Roman Giertych
Każdy ma prawo do swych poglądów. Jednakże w dobie dzisiejszej próba zbudowania przeciwwagi dla PiS w oparciu o tego typu projekty jak pani Nowackiej musi skończyć się wiecznymi rządami Prawa i Sprawiedliwości
Szanowna Redakcjo!
W dzisiejszym wydaniu GW ukazał się artykuł analizujący mój wpis na fb odnoszący się do projektu pani Nowackiej.
Redakcja stwierdza, że dokonuję manipulacji, gdyż pisząc o zakazie demonstrowania nie wspominam, że chodzi o drastyczne obrazy płodów aborcyjnych.
Problem w tym, że ustawa nic o takich drastycznych prezentacjach ofiar aborcji nie mówi (nie jestem zwolennikiem ich umieszczania w miejscach publicznych, gdyż należy się im szacunek, a nie używanie do epatowania ludzi). Zarzut manipulacji jest fałszywy i sam opiera się na manipulowaniu.
Jeżeli przepis projektu ustawy mówi "Zakazuje się umieszczania treści i organizowania zgromadzeń przeciwnych przepisom ustawy" to oczywiste jest, że nie dotyczy to tylko prezentowania martwych ofiar aborcji, ale również np. demonstracji przeciwko ustawie.
Nie mogę uwierzyć, że Gazeta Wyborcza, która zawsze popierała wolność zgromadzeń nagle popiera projekt, który tej wolności odmawia tym, którzy nie popierają prawa aborcyjnego wymyślonego przez panią Nowacką.
Jaka będzie wiarygodność państwa redakcji, gdy PiS zakaże demonstracji niezgodnych z "interesem Polski", który będzie definiowany przez ministra Brudzińskiego?
Skoro można zakazać demonstracji antyaborcyjnych, to można zakazać każdych demonstracji.
Zarzuciliście mi Państwo, że napisałem nieprawdę w zdaniu opisującym ustawę Nowackiej: "Prawo do decydowania o aborcji przez nieletnią bez udziału rodziców". I jako argument za moim rzekomym kłamstwem daliście, że do 15 roku życia na aborcję potrzeba zgody przedstawiciela ustawowego.
Tymczasem nieletnią w rozumieniu prawa polskiego jest osoba , która nie skończyła 17 roku życia (prawo karne) lub 18 roku życia (inne przepisy). Tak więc zarzucając mi nieprawdę sami udowodniliście, że napisałem prawdę.
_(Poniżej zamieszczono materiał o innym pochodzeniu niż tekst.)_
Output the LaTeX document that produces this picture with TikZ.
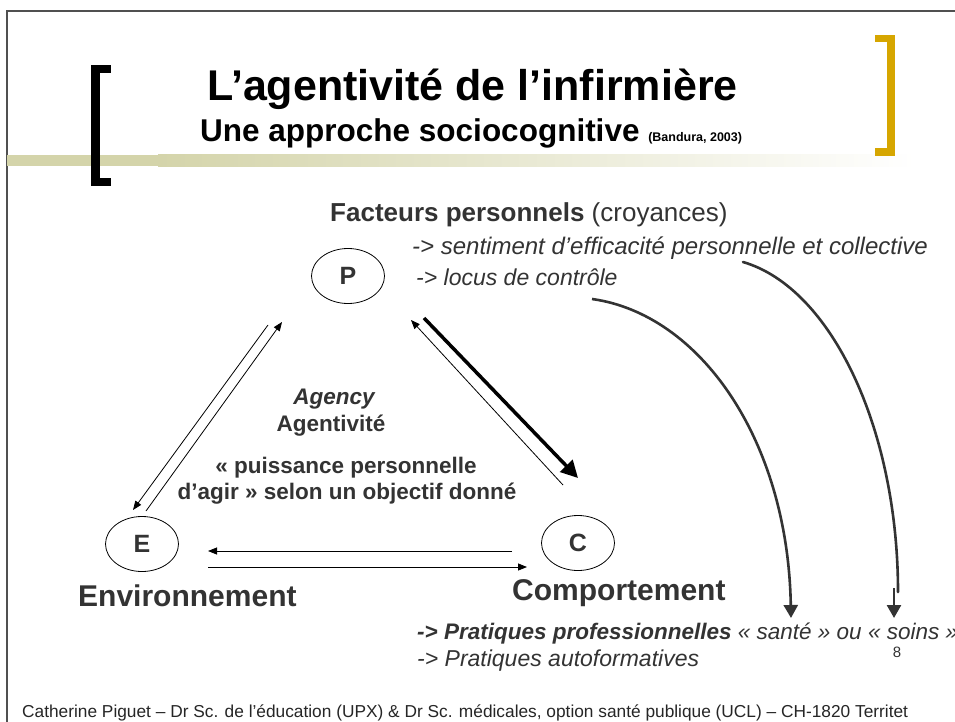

Problemem jest zdaje się brak rozumienia terminów prawnych. Napisaliście, że powiedziałem nieprawdę, gdyż stwierdziłem, ze w projekcie legalna aborcja w niektórych wypadkach umożliwia zabijanie dzieci w dniu porodu, po czym sami piszecie, że taki wypadek jest rzadki bo dotyczy tylko dzieci bardzo chorych. To przepraszam, gdzie napisałem nieprawdę?
Wreszcie napisaliście, że napisałem nieprawdę pisząc o przepisie karzącym karą 2 lat więzienia za głoszenie poglądów o aborcji zmierzających do przekonywania, aby jej nie wykonano. Jest to o tyle zdumiewające, że pod tym zarzutem jako jedyny argument daliście
Państwo cytat z ustawy, który właśnie taką karę więzienia przewiduje za głoszenie poglądów o aborcji zmierzających do odwiedzenia osoby od jej wykonania. Mam wrażenie, że autor tego artykułu nie rozumie tekstu, który czyta.
Mam nadzieję, że Państwo przeprosicie mnie za przypisanie manipulacji i kłamstwa.
Państwa redakcja od lat promuje postawy, które stanowią skrajnie lewicowy punkt widzenia na problemy światopoglądowe.
Każdy ma prawo do swych poglądów. Jednakże w dobie dzisiejszej próba zbudowania przeciwwagi dla PiS w oparciu o tego typu projekty jak pani Nowackiej musi skończyć się wiecznymi rządami Prawa i Sprawiedliwości.
Jeżeli ktoś tego nie rozumie, to oznacza, że ideologia przyćmiła mu rzeczywistość. Tak jak w 2015, gdy promowano partię Razem doprowadzono do samodzielnej większości PiS. I możecie Państwo sto razy o mnie napisać "były lider skrajnie prawicowej LPR", ale prawdy moich słów to nie wzruszy, ani nie zmieni.